| Raw data |
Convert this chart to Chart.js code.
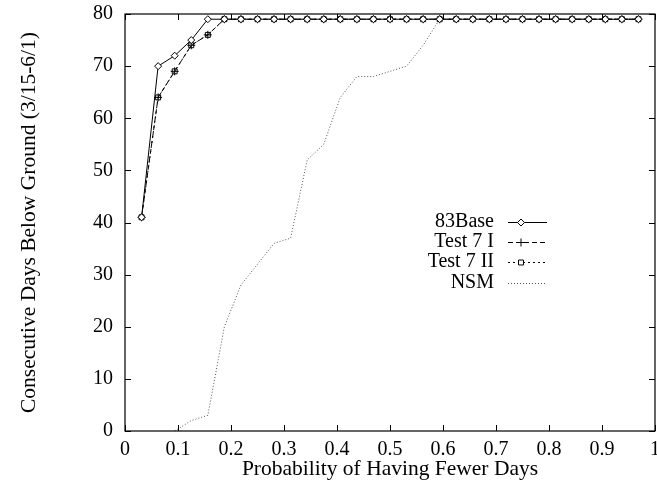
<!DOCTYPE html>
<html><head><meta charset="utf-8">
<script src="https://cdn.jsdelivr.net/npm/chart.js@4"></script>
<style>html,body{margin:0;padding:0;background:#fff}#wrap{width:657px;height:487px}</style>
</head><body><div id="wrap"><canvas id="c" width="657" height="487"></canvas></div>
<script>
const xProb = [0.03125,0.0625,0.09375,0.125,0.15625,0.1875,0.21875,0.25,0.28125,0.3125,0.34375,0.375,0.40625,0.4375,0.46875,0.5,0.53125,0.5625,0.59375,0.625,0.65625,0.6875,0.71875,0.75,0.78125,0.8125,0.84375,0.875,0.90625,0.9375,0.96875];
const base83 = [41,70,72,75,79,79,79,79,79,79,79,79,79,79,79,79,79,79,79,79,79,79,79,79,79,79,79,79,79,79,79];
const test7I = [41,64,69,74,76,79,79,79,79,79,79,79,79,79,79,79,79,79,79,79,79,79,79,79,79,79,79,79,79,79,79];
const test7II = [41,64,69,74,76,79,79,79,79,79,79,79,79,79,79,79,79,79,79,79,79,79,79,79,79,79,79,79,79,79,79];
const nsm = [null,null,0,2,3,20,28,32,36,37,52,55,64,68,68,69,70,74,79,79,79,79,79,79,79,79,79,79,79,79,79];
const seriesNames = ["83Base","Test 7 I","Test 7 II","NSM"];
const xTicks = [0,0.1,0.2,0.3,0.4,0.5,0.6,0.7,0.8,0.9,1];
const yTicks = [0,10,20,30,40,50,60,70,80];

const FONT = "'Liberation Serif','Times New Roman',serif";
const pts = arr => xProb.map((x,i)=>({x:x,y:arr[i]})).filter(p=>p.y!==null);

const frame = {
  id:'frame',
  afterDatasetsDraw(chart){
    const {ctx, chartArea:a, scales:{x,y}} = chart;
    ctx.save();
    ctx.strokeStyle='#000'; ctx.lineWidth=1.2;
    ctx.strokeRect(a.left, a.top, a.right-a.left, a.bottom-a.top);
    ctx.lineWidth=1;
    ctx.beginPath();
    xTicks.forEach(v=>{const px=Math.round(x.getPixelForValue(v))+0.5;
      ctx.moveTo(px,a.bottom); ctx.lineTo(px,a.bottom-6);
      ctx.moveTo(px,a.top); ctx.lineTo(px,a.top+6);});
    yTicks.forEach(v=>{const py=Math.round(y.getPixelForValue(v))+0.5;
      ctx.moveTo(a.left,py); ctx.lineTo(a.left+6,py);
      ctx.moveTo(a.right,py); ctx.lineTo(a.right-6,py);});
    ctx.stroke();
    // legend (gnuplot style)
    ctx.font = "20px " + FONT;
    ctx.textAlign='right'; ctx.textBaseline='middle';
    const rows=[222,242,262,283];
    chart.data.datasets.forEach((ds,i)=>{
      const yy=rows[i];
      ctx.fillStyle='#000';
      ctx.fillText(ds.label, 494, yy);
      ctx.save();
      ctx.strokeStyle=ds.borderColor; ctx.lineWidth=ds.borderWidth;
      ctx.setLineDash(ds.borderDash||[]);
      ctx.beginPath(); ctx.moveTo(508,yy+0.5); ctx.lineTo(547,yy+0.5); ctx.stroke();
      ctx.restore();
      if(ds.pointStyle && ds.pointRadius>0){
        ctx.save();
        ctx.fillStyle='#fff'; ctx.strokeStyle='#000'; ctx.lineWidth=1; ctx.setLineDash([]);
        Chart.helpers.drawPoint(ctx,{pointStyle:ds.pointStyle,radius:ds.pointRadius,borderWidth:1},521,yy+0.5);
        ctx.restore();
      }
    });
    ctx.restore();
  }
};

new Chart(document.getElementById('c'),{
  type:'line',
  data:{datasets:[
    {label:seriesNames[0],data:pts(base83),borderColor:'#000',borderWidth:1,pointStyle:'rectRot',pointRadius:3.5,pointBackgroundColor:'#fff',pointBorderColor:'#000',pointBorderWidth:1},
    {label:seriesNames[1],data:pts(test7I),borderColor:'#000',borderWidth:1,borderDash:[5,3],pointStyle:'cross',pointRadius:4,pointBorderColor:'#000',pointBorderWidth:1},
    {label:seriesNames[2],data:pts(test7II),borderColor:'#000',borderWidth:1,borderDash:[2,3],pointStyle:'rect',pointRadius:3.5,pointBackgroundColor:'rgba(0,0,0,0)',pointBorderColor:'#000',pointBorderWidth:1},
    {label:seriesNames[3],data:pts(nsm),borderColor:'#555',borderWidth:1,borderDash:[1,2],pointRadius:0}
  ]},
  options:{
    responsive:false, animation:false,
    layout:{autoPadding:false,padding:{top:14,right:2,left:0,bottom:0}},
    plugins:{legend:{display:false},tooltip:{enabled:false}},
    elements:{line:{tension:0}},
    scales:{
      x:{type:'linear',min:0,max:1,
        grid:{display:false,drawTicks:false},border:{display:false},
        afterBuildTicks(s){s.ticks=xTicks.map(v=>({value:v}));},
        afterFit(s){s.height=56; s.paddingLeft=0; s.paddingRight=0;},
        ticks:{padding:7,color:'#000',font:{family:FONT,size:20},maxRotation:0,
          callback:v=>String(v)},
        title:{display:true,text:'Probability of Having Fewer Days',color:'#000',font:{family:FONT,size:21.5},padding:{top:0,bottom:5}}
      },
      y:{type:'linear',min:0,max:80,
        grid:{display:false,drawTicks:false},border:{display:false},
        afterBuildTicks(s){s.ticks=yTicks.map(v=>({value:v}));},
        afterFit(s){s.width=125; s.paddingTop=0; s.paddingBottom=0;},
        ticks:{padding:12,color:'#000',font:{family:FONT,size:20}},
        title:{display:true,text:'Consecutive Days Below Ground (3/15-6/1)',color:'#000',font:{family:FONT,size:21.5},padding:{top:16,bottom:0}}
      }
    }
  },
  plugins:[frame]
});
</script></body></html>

| Stated problem |
Your copy of the data should match it exactly, except that pictures are left out.

| Solution for this task |
Convert this chart to Chart.js code.
<!DOCTYPE html>
<html><head><meta charset="utf-8">
<script src="https://cdn.jsdelivr.net/npm/chart.js@4"></script>
<style>html,body{margin:0;padding:0;background:#fff}#wrap{width:657px;height:487px}</style>
</head><body><div id="wrap"><canvas id="c" width="657" height="487"></canvas></div>
<script>
const xProb = [0.03125,0.0625,0.09375,0.125,0.15625,0.1875,0.21875,0.25,0.28125,0.3125,0.34375,0.375,0.40625,0.4375,0.46875,0.5,0.53125,0.5625,0.59375,0.625,0.65625,0.6875,0.71875,0.75,0.78125,0.8125,0.84375,0.875,0.90625,0.9375,0.96875];
const base83 = [41,70,72,75,79,79,79,79,79,79,79,79,79,79,79,79,79,79,79,79,79,79,79,79,79,79,79,79,79,79,79];
const test7I = [41,64,69,74,76,79,79,79,79,79,79,79,79,79,79,79,79,79,79,79,79,79,79,79,79,79,79,79,79,79,79];
const test7II = [41,64,69,74,76,79,79,79,79,79,79,79,79,79,79,79,79,79,79,79,79,79,79,79,79,79,79,79,79,79,79];
const nsm = [null,null,0,2,3,20,28,32,36,37,52,55,64,68,68,69,70,74,79,79,79,79,79,79,79,79,79,79,79,79,79];
const seriesNames = ["83Base","Test 7 I","Test 7 II","NSM"];
const xTicks = [0,0.1,0.2,0.3,0.4,0.5,0.6,0.7,0.8,0.9,1];
const yTicks = [0,10,20,30,40,50,60,70,80];

const FONT = "'Liberation Serif','Times New Roman',serif";
const pts = arr => xProb.map((x,i)=>({x:x,y:arr[i]})).filter(p=>p.y!==null);

const frame = {
  id:'frame',
  afterDatasetsDraw(chart){
    const {ctx, chartArea:a, scales:{x,y}} = chart;
    ctx.save();
    ctx.strokeStyle='#000'; ctx.lineWidth=1.2;
    ctx.strokeRect(a.left, a.top, a.right-a.left, a.bottom-a.top);
    ctx.lineWidth=1;
    ctx.beginPath();
    xTicks.forEach(v=>{const px=Math.round(x.getPixelForValue(v))+0.5;
      ctx.moveTo(px,a.bottom); ctx.lineTo(px,a.bottom-6);
      ctx.moveTo(px,a.top); ctx.lineTo(px,a.top+6);});
    yTicks.forEach(v=>{const py=Math.round(y.getPixelForValue(v))+0.5;
      ctx.moveTo(a.left,py); ctx.lineTo(a.left+6,py);
      ctx.moveTo(a.right,py); ctx.lineTo(a.right-6,py);});
    ctx.stroke();
    // legend (gnuplot style)
    ctx.font = "20px " + FONT;
    ctx.textAlign='right'; ctx.textBaseline='middle';
    const rows=[222,242,262,283];
    chart.data.datasets.forEach((ds,i)=>{
      const yy=rows[i];
      ctx.fillStyle='#000';
      ctx.fillText(ds.label, 494, yy);
      ctx.save();
      ctx.strokeStyle=ds.borderColor; ctx.lineWidth=ds.borderWidth;
      ctx.setLineDash(ds.borderDash||[]);
      ctx.beginPath(); ctx.moveTo(508,yy+0.5); ctx.lineTo(547,yy+0.5); ctx.stroke();
      ctx.restore();
      if(ds.pointStyle && ds.pointRadius>0){
        ctx.save();
        ctx.fillStyle='#fff'; ctx.strokeStyle='#000'; ctx.lineWidth=1; ctx.setLineDash([]);
        Chart.helpers.drawPoint(ctx,{pointStyle:ds.pointStyle,radius:ds.pointRadius,borderWidth:1},521,yy+0.5);
        ctx.restore();
      }
    });
    ctx.restore();
  }
};

new Chart(document.getElementById('c'),{
  type:'line',
  data:{datasets:[
    {label:seriesNames[0],data:pts(base83),borderColor:'#000',borderWidth:1,pointStyle:'rectRot',pointRadius:3.5,pointBackgroundColor:'#fff',pointBorderColor:'#000',pointBorderWidth:1},
    {label:seriesNames[1],data:pts(test7I),borderColor:'#000',borderWidth:1,borderDash:[5,3],pointStyle:'cross',pointRadius:4,pointBorderColor:'#000',pointBorderWidth:1},
    {label:seriesNames[2],data:pts(test7II),borderColor:'#000',borderWidth:1,borderDash:[2,3],pointStyle:'rect',pointRadius:3.5,pointBackgroundColor:'rgba(0,0,0,0)',pointBorderColor:'#000',pointBorderWidth:1},
    {label:seriesNames[3],data:pts(nsm),borderColor:'#555',borderWidth:1,borderDash:[1,2],pointRadius:0}
  ]},
  options:{
    responsive:false, animation:false,
    layout:{autoPadding:false,padding:{top:14,right:2,left:0,bottom:0}},
    plugins:{legend:{display:false},tooltip:{enabled:false}},
    elements:{line:{tension:0}},
    scales:{
      x:{type:'linear',min:0,max:1,
        grid:{display:false,drawTicks:false},border:{display:false},
        afterBuildTicks(s){s.ticks=xTicks.map(v=>({value:v}));},
        afterFit(s){s.height=56; s.paddingLeft=0; s.paddingRight=0;},
        ticks:{padding:7,color:'#000',font:{family:FONT,size:20},maxRotation:0,
          callback:v=>String(v)},
        title:{display:true,text:'Probability of Having Fewer Days',color:'#000',font:{family:FONT,size:21.5},padding:{top:0,bottom:5}}
      },
      y:{type:'linear',min:0,max:80,
        grid:{display:false,drawTicks:false},border:{display:false},
        afterBuildTicks(s){s.ticks=yTicks.map(v=>({value:v}));},
        afterFit(s){s.width=125; s.paddingTop=0; s.paddingBottom=0;},
        ticks:{padding:12,color:'#000',font:{family:FONT,size:20}},
        title:{display:true,text:'Consecutive Days Below Ground (3/15-6/1)',color:'#000',font:{family:FONT,size:21.5},padding:{top:16,bottom:0}}
      }
    }
  },
  plugins:[frame]
});
</script></body></html>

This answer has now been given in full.